What you will do
Restate the material word for word and leave out anything that is a picture.

╭─ Data excerpt

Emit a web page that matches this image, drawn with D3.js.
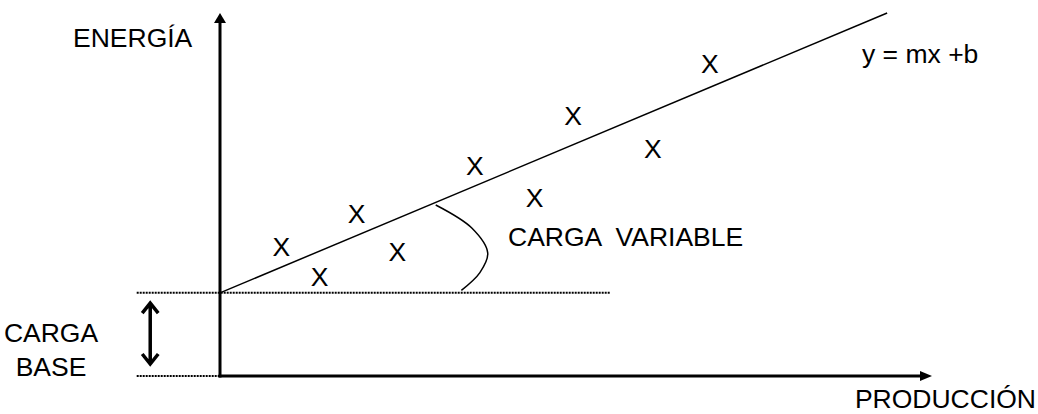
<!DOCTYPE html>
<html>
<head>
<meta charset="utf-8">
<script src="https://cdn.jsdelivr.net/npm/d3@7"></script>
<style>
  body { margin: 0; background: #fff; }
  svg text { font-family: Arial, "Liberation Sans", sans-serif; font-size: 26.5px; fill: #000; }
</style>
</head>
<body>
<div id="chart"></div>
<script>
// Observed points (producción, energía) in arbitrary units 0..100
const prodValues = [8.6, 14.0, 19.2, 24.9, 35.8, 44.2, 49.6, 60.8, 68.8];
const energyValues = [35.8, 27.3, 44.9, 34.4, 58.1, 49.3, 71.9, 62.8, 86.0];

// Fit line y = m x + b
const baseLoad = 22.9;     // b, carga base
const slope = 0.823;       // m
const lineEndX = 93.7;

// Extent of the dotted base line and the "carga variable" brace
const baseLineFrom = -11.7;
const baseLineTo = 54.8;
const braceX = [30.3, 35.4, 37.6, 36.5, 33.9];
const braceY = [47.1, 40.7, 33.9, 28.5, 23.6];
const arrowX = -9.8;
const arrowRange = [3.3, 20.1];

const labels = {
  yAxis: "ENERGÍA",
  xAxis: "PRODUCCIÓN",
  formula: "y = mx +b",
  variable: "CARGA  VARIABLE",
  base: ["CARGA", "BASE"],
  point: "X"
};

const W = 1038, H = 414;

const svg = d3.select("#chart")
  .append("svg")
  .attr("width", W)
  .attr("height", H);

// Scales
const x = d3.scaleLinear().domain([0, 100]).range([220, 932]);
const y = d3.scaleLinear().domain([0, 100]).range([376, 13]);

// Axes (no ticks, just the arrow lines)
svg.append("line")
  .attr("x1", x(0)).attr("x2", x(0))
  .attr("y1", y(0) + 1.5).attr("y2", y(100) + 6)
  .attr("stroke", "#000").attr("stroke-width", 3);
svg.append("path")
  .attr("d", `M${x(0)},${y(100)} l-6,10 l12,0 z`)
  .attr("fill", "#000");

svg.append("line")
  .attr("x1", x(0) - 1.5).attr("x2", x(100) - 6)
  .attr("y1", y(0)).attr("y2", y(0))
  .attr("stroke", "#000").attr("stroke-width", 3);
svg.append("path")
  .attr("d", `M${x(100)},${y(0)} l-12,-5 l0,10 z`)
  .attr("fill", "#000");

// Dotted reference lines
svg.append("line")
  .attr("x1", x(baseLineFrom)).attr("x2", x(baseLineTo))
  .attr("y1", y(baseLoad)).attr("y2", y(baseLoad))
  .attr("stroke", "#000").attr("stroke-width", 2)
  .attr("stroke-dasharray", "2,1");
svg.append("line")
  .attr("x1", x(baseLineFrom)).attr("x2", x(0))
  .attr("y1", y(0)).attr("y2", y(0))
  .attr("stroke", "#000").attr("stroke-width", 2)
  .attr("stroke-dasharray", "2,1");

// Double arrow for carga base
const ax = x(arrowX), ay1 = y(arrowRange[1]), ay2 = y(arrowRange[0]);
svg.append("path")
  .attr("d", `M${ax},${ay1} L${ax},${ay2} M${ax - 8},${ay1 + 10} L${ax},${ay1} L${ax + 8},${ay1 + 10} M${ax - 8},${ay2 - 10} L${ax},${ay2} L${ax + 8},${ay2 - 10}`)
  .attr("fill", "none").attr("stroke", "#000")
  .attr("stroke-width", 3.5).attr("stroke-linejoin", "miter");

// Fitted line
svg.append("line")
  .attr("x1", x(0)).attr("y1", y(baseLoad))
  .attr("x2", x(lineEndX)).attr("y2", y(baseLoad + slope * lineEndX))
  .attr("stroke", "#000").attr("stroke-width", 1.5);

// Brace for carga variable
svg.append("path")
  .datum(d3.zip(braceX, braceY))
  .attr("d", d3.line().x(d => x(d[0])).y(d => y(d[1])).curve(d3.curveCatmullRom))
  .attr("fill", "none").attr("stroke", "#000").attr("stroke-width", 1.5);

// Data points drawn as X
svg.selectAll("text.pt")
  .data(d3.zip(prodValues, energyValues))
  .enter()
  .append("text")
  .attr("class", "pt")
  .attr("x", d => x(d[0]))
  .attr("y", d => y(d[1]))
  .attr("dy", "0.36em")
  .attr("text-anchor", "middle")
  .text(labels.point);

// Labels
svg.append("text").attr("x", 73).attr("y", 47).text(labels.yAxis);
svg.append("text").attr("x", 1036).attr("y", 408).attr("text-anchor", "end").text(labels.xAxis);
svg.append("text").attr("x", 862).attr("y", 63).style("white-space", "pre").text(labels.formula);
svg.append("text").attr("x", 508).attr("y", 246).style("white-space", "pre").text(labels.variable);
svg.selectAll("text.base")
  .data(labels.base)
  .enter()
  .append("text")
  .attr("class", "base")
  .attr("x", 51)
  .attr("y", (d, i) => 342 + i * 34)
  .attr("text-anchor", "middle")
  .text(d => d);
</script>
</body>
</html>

╰─

Task solution
Emit a web page that matches this image, drawn with D3.js.
<!DOCTYPE html>
<html>
<head>
<meta charset="utf-8">
<script src="https://cdn.jsdelivr.net/npm/d3@7"></script>
<style>
  body { margin: 0; background: #fff; }
  svg text { font-family: Arial, "Liberation Sans", sans-serif; font-size: 26.5px; fill: #000; }
</style>
</head>
<body>
<div id="chart"></div>
<script>
// Observed points (producción, energía) in arbitrary units 0..100
const prodValues = [8.6, 14.0, 19.2, 24.9, 35.8, 44.2, 49.6, 60.8, 68.8];
const energyValues = [35.8, 27.3, 44.9, 34.4, 58.1, 49.3, 71.9, 62.8, 86.0];

// Fit line y = m x + b
const baseLoad = 22.9;     // b, carga base
const slope = 0.823;       // m
const lineEndX = 93.7;

// Extent of the dotted base line and the "carga variable" brace
const baseLineFrom = -11.7;
const baseLineTo = 54.8;
const braceX = [30.3, 35.4, 37.6, 36.5, 33.9];
const braceY = [47.1, 40.7, 33.9, 28.5, 23.6];
const arrowX = -9.8;
const arrowRange = [3.3, 20.1];

const labels = {
  yAxis: "ENERGÍA",
  xAxis: "PRODUCCIÓN",
  formula: "y = mx +b",
  variable: "CARGA  VARIABLE",
  base: ["CARGA", "BASE"],
  point: "X"
};

const W = 1038, H = 414;

const svg = d3.select("#chart")
  .append("svg")
  .attr("width", W)
  .attr("height", H);

// Scales
const x = d3.scaleLinear().domain([0, 100]).range([220, 932]);
const y = d3.scaleLinear().domain([0, 100]).range([376, 13]);

// Axes (no ticks, just the arrow lines)
svg.append("line")
  .attr("x1", x(0)).attr("x2", x(0))
  .attr("y1", y(0) + 1.5).attr("y2", y(100) + 6)
  .attr("stroke", "#000").attr("stroke-width", 3);
svg.append("path")
  .attr("d", `M${x(0)},${y(100)} l-6,10 l12,0 z`)
  .attr("fill", "#000");

svg.append("line")
  .attr("x1", x(0) - 1.5).attr("x2", x(100) - 6)
  .attr("y1", y(0)).attr("y2", y(0))
  .attr("stroke", "#000").attr("stroke-width", 3);
svg.append("path")
  .attr("d", `M${x(100)},${y(0)} l-12,-5 l0,10 z`)
  .attr("fill", "#000");

// Dotted reference lines
svg.append("line")
  .attr("x1", x(baseLineFrom)).attr("x2", x(baseLineTo))
  .attr("y1", y(baseLoad)).attr("y2", y(baseLoad))
  .attr("stroke", "#000").attr("stroke-width", 2)
  .attr("stroke-dasharray", "2,1");
svg.append("line")
  .attr("x1", x(baseLineFrom)).attr("x2", x(0))
  .attr("y1", y(0)).attr("y2", y(0))
  .attr("stroke", "#000").attr("stroke-width", 2)
  .attr("stroke-dasharray", "2,1");

// Double arrow for carga base
const ax = x(arrowX), ay1 = y(arrowRange[1]), ay2 = y(arrowRange[0]);
svg.append("path")
  .attr("d", `M${ax},${ay1} L${ax},${ay2} M${ax - 8},${ay1 + 10} L${ax},${ay1} L${ax + 8},${ay1 + 10} M${ax - 8},${ay2 - 10} L${ax},${ay2} L${ax + 8},${ay2 - 10}`)
  .attr("fill", "none").attr("stroke", "#000")
  .attr("stroke-width", 3.5).attr("stroke-linejoin", "miter");

// Fitted line
svg.append("line")
  .attr("x1", x(0)).attr("y1", y(baseLoad))
  .attr("x2", x(lineEndX)).attr("y2", y(baseLoad + slope * lineEndX))
  .attr("stroke", "#000").attr("stroke-width", 1.5);

// Brace for carga variable
svg.append("path")
  .datum(d3.zip(braceX, braceY))
  .attr("d", d3.line().x(d => x(d[0])).y(d => y(d[1])).curve(d3.curveCatmullRom))
  .attr("fill", "none").attr("stroke", "#000").attr("stroke-width", 1.5);

// Data points drawn as X
svg.selectAll("text.pt")
  .data(d3.zip(prodValues, energyValues))
  .enter()
  .append("text")
  .attr("class", "pt")
  .attr("x", d => x(d[0]))
  .attr("y", d => y(d[1]))
  .attr("dy", "0.36em")
  .attr("text-anchor", "middle")
  .text(labels.point);

// Labels
svg.append("text").attr("x", 73).attr("y", 47).text(labels.yAxis);
svg.append("text").attr("x", 1036).attr("y", 408).attr("text-anchor", "end").text(labels.xAxis);
svg.append("text").attr("x", 862).attr("y", 63).style("white-space", "pre").text(labels.formula);
svg.append("text").attr("x", 508).attr("y", 246).style("white-space", "pre").text(labels.variable);
svg.selectAll("text.base")
  .data(labels.base)
  .enter()
  .append("text")
  .attr("class", "base")
  .attr("x", 51)
  .attr("y", (d, i) => 342 + i * 34)
  .attr("text-anchor", "middle")
  .text(d => d);
</script>
</body>
</html>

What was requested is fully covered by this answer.